An example would be a very happy sax player who's so excited about his new alto that he gets a little carried away with talking about it. ;)

He also makes it very, very clear that he's not talking about what he calls 'hobby bands', where the social aspect is as much a part of the process as the playing. I'm also in one of these, too, which is great fun.

I think taking a short blog post and treating it like an academic essay is a smidge pedantic.
Nothing pedantic about it. I agree with a few aspects of what you say, however

Blogs are written in the moment. Oftentimes humans don't say the most measured things in the moment.

But the fact that one would choose to publish it....well, as I stated, that's a dynamic of blogs (not a positive one, IMHO).

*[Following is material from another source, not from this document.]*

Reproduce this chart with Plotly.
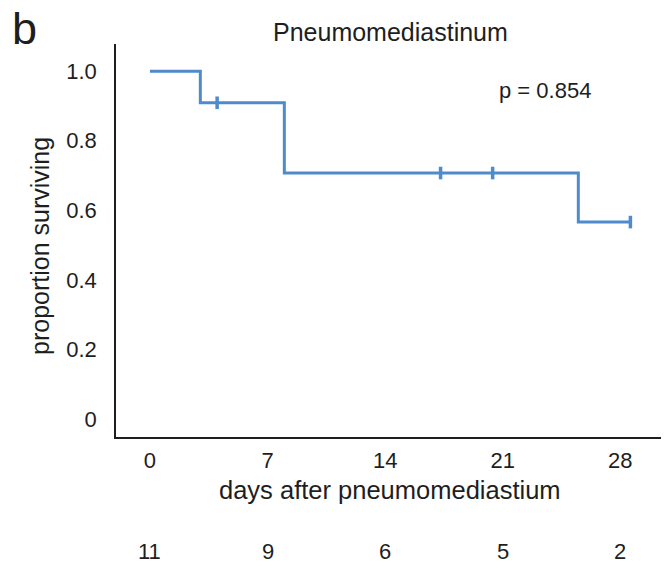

Fact is...it doesn't take a whole lotta reading between the lines to see there is a certain way the author thinks, and interprets the actions of others. It's really obvious, actually, in the words he has published.


From my experience he's talking those rehearsals where certain people spend more time talking than playing, forcing everyone else to wait for them to finish their chat before moving on. If you've never found yourself in that position then you're really lucky.

Well...begs some questions...

1) why would one let that 'continue' in the first place ? Would not a 'good' band leader be able to gently and respectfully interrupt that 'chat' with a simple "folks we can discuss that later, let's get back to the biz at hand" sorta interjection ?

2) is that not a better approach than, say, sitting there 'waiting' for the diversion to wrap up (thus likely raising one's own blood pressure and exacerbating the situation as opposed to addressing it respectfully) ?

Regarding 'hobby bands'...I am not discussing hobby bands either. I am discussing bands which regularly practice and regularly play. And get paid. Therefore, by a certain definition - professionals.

So one cannot even use the defense "he is only taking about serious musicians and professionals" because even if he were...it's still a very strident position to take and again, it assumes that given a professional or semi-professional band, his suggestions are the ones which should be in effect in order to assure success. There's an intimation of "this is the way it should be, period". And it's just a very narrow argument to make, IMHO.

That....still leaves us with an author who appears to lack an understanding of certain (important) dynamics of a band and group.

Lastly re: "if you have never found yourself in that position"...

I am 57, I have been gogging since I was 16. I have been in....over 75 different band situations in my musical life (this counting the 'pickup gigs' where one person lands a gig and just phones up people and we meet and hit it).

When one says 'if you have never found yourself in that situation'...I would reply not with a crotchety "lemme tell you...I was gigging before you were XXXX, sonny !" :old: - but rather:

the 'situation' is how one interprets it to be. If one chooses to interpret the actions of other members as conclusively being disrespectful, slacking, etc....then the 'situation' will BE that. The leader has concluded that is the dynamic, and they will react to that dynamic. Problem is, the conclusion may be ersatz, so the 'solution' employed isn't the wisest.

If one, however, chooses to employ a path of greater consideration, then the 'situation' will BE something quite different...and the 'policy' employed will also be something quite different.

IMHO, band 'leaders' who are able to employ the greater understanding and more measured thought and approach of the second method...are the successful band leaders.